GIVEN INSTRUCTION
Return every line below as is, leaving out the pictures.

DATASET CONTENT
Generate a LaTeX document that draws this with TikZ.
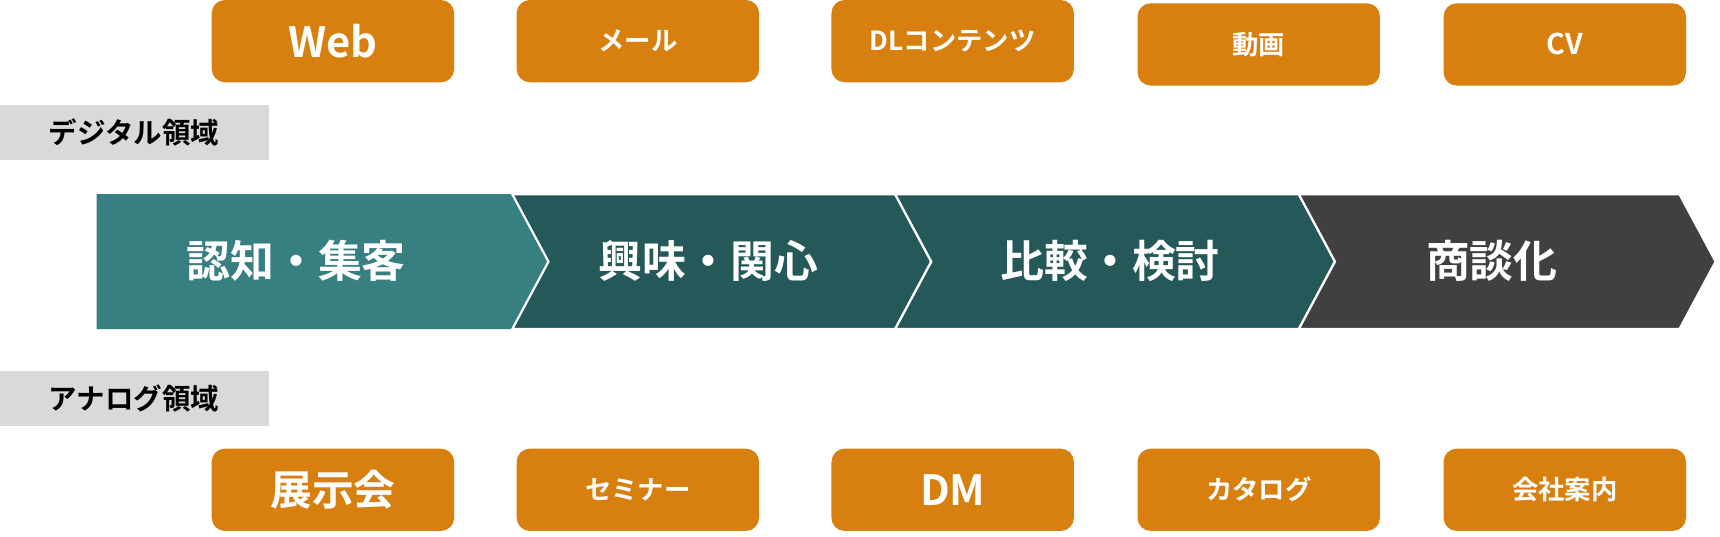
\documentclass[tikz,border=0pt]{standalone}
\usepackage{fontspec}
\setmainfont{Noto Sans CJK JP}[BoldFont={Noto Sans CJK JP Bold}]
\definecolor{org}{HTML}{D7800F}
\definecolor{teal1}{HTML}{377F80}
\definecolor{teal2}{HTML}{255859}
\definecolor{dgray}{HTML}{404040}
\definecolor{lgray}{HTML}{D9D9D9}
\begin{document}
\begin{tikzpicture}[x=0.5pt,y=-0.5pt,
  obox/.style={fill=org,rounded corners=6pt,text=white,font=\bfseries},
  glabel/.style={fill=lgray,font=\bfseries\fontsize{13}{15}\selectfont},
  chev/.style={draw=white,line width=1pt},
  ctext/.style={text=white,font=\bfseries\fontsize{20}{24}\selectfont}]
\useasboundingbox (0,0) rectangle (1568,489);
\def\ob#1#2#3#4#5{\fill[obox] (#1,#2) rectangle +(221,75); \node[text=white,font=\bfseries\fontsize{#4}{#4}\selectfont] (#5) at (#1+110.5,#2+37.5) {#3};}
\ob{193}{0}{Web}{19}{web}
\ob{471}{0}{メール}{12}{mail}
\ob{758}{0}{DLコンテンツ}{12}{dl}
\ob{1037}{3}{動画}{12}{movie}
\ob{1316}{3}{CV}{13}{cv}
\ob{193}{409}{展示会}{19}{exh}
\ob{471}{409}{セミナー}{12}{sem}
\ob{758}{409}{DM}{19}{dm}
\ob{1037}{409}{カタログ}{12}{cat}
\ob{1316}{409}{会社案内}{12}{comp}
\fill[lgray] (0,96) rectangle (245,146);
\node[font=\bfseries\fontsize{13}{15}\selectfont] (dig) at (122,121) {デジタル領域};
\fill[lgray] (0,338) rectangle (245,388);
\node[font=\bfseries\fontsize{13}{15}\selectfont] (ana) at (122,363) {アナログ領域};
\fill[teal1] (88,177) -- (467,177) -- (500,238.5) -- (467,300) -- (88,300) -- cycle;
\filldraw[chev,fill=teal2] (467,177) -- (816,177) -- (849,238.5) -- (816,300) -- (467,300) -- (500,238.5) -- cycle;
\filldraw[chev,fill=teal2] (816,177) -- (1184,177) -- (1217,238.5) -- (1184,300) -- (816,300) -- (849,238.5) -- cycle;
\filldraw[chev,fill=dgray] (1184,177) -- (1531,177) -- (1564,238.5) -- (1531,300) -- (1184,300) -- (1217,238.5) -- cycle;
\node[ctext] (s1) at (270,238) {認知・集客};
\node[ctext] (s2) at (646,238) {興味・関心};
\node[ctext] (s3) at (1012,238) {比較・検討};
\node[ctext] (s4) at (1360,238) {商談化};
\end{tikzpicture}
\end{document}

TASK RESPONSE
Generate a LaTeX document that draws this with TikZ.
\documentclass[tikz,border=0pt]{standalone}
\usepackage{fontspec}
\setmainfont{Noto Sans CJK JP}[BoldFont={Noto Sans CJK JP Bold}]
\definecolor{org}{HTML}{D7800F}
\definecolor{teal1}{HTML}{377F80}
\definecolor{teal2}{HTML}{255859}
\definecolor{dgray}{HTML}{404040}
\definecolor{lgray}{HTML}{D9D9D9}
\begin{document}
\begin{tikzpicture}[x=0.5pt,y=-0.5pt,
  obox/.style={fill=org,rounded corners=6pt,text=white,font=\bfseries},
  glabel/.style={fill=lgray,font=\bfseries\fontsize{13}{15}\selectfont},
  chev/.style={draw=white,line width=1pt},
  ctext/.style={text=white,font=\bfseries\fontsize{20}{24}\selectfont}]
\useasboundingbox (0,0) rectangle (1568,489);
\def\ob#1#2#3#4#5{\fill[obox] (#1,#2) rectangle +(221,75); \node[text=white,font=\bfseries\fontsize{#4}{#4}\selectfont] (#5) at (#1+110.5,#2+37.5) {#3};}
\ob{193}{0}{Web}{19}{web}
\ob{471}{0}{メール}{12}{mail}
\ob{758}{0}{DLコンテンツ}{12}{dl}
\ob{1037}{3}{動画}{12}{movie}
\ob{1316}{3}{CV}{13}{cv}
\ob{193}{409}{展示会}{19}{exh}
\ob{471}{409}{セミナー}{12}{sem}
\ob{758}{409}{DM}{19}{dm}
\ob{1037}{409}{カタログ}{12}{cat}
\ob{1316}{409}{会社案内}{12}{comp}
\fill[lgray] (0,96) rectangle (245,146);
\node[font=\bfseries\fontsize{13}{15}\selectfont] (dig) at (122,121) {デジタル領域};
\fill[lgray] (0,338) rectangle (245,388);
\node[font=\bfseries\fontsize{13}{15}\selectfont] (ana) at (122,363) {アナログ領域};
\fill[teal1] (88,177) -- (467,177) -- (500,238.5) -- (467,300) -- (88,300) -- cycle;
\filldraw[chev,fill=teal2] (467,177) -- (816,177) -- (849,238.5) -- (816,300) -- (467,300) -- (500,238.5) -- cycle;
\filldraw[chev,fill=teal2] (816,177) -- (1184,177) -- (1217,238.5) -- (1184,300) -- (816,300) -- (849,238.5) -- cycle;
\filldraw[chev,fill=dgray] (1184,177) -- (1531,177) -- (1564,238.5) -- (1531,300) -- (1184,300) -- (1217,238.5) -- cycle;
\node[ctext] (s1) at (270,238) {認知・集客};
\node[ctext] (s2) at (646,238) {興味・関心};
\node[ctext] (s3) at (1012,238) {比較・検討};
\node[ctext] (s4) at (1360,238) {商談化};
\end{tikzpicture}
\end{document}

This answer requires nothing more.